Wiseman-Trowse’s approach to class here does not involve analysis of actual class positions in a socio-economic sense. Rather class identity is construed as a “relatively mobile form of subjectivity that can be invoked through cultural texts such as popular music” (5). What this means is that audiences, regardless of their socio-economic background, may participate in class identities as they become “sutured” into the outlooks and attitudes conveyed in popular music. How this occurs depends not only on the content of specific songs, or the biographies of artists themselves, but also in the way songs and performers are taken up in “rock discourse.” The effects of marketing and promotion, media portrayals, music videos, fan culture, as well as the history of popular music itself and its “accumulation of textual values across time and space”(5), all comprise a discourse that shapes representations of class and allows audiences to identify with and register the authenticity of popular music.
Drawing from the work of Judith Butler and her performative theory of gender, Wiseman-Trowse goes beyond a model of class understood in deterministic relationship with economic circumstances. Just as Butler critiques certain feminist discourse for assigning a priori roles, actions, and attitudes to the category of womanhood, this study points to the limits of the formulation that “working-class kids produce working class music.” Instead, popular music provides a range of “performative class positions that are proffered through the textual moment” (70).
To speak of the performative nature of rock authenticity means to consider the network of values which give meaning to actions or texts, not just in public discourse but also in the “private” subjectivity of the artist herself. Wiseman-Trowse illustrates this with the example of Richey James (Edwards), guitarist with Manic Street Preachers, and his encounter with a journalist who questioned his band’s authenticity in the press. Edwards took out a razorblade and etched “4 REAL” into his arm. This act of carving authenticity into his arm connects James with “a performative vocabulary that speaks of his authenticity as he performs it” (59). That is, in the words of one critic Wiseman-Trowse cites, “the act is private but has public consequences; the sign is authentic but archly so, calling attention to itself as an artificial statement as it declares its reality” (59).

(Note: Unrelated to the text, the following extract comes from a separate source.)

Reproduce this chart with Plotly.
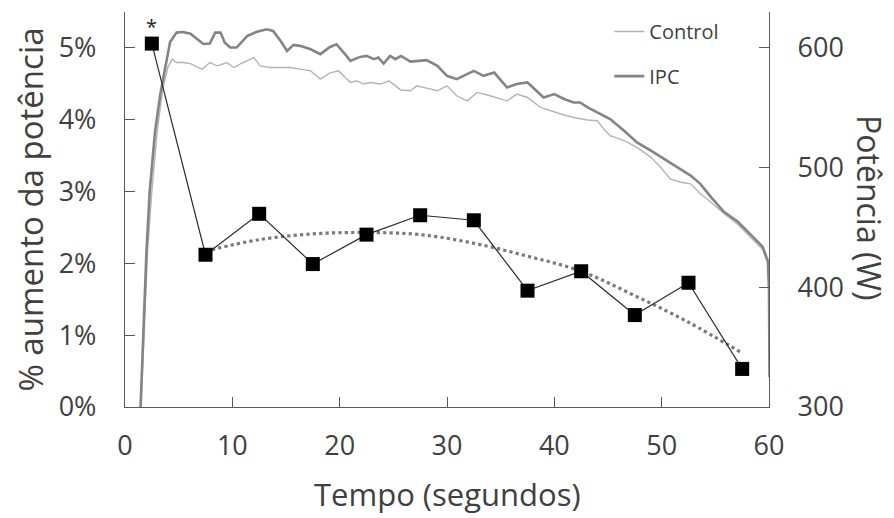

Of course there is a contradiction inherent in these signifying processes representing class. The authenticity that rock discourse generates—which artists self-reflectively or unconsciously deploy, and into which audiences are in various ways drawn—actually masks what popular music is: an industrialized form that grants the oppositional character and authenticity of pop performers in the first place. It is a contradiction that Wiseman-Trowse carefully explores throughout the history of British popular music.
The scope of the study is broad, as much as it focuses on specific case studies. Wiseman-Trowse offers an overview of the “folk voice” in British culture, and how it came to articulate not “the voice of the people,” but an oppositional idiom deployed to resist commercialism and middle-class values. The first case study considers the conflation of this folk voice with rock music, and how the organic nature of folk performance was supplanted by a sense of authenticity generated through unmediated acoustic performance that came to embody a romantic ideal in opposition to industrialism.
The second case study examines the British punk movement, complicating the popular media portrayal of this music as belonging to the working-class youth. Wiseman-Trowse explores the evolution of punk, the different ways punk engaged its representations in the media, and how it consistently constructed its own values of authenticity in dialogue with and in opposition to rock discourse. He also considers how the genre affirms working-class solidarity, while at the same maintaining a masculine character, the implications of which comment on the values circulating within rock discourse.
While this work does not pretend to be exhaustive in its approach to British popular music, its theoretical implications are far-reaching. Scholars exploring the significance of American popular music, for instance, particularly issues of audience reception, will find much of interest in this study. Performing Class in British Popular Music is a work that considers the “text” of popular music on multiple interpretive horizons, not only at the levels of lyrical content, artist biography, and performance, but also the ever-shifting discursive contexts surrounding and shaping popular music.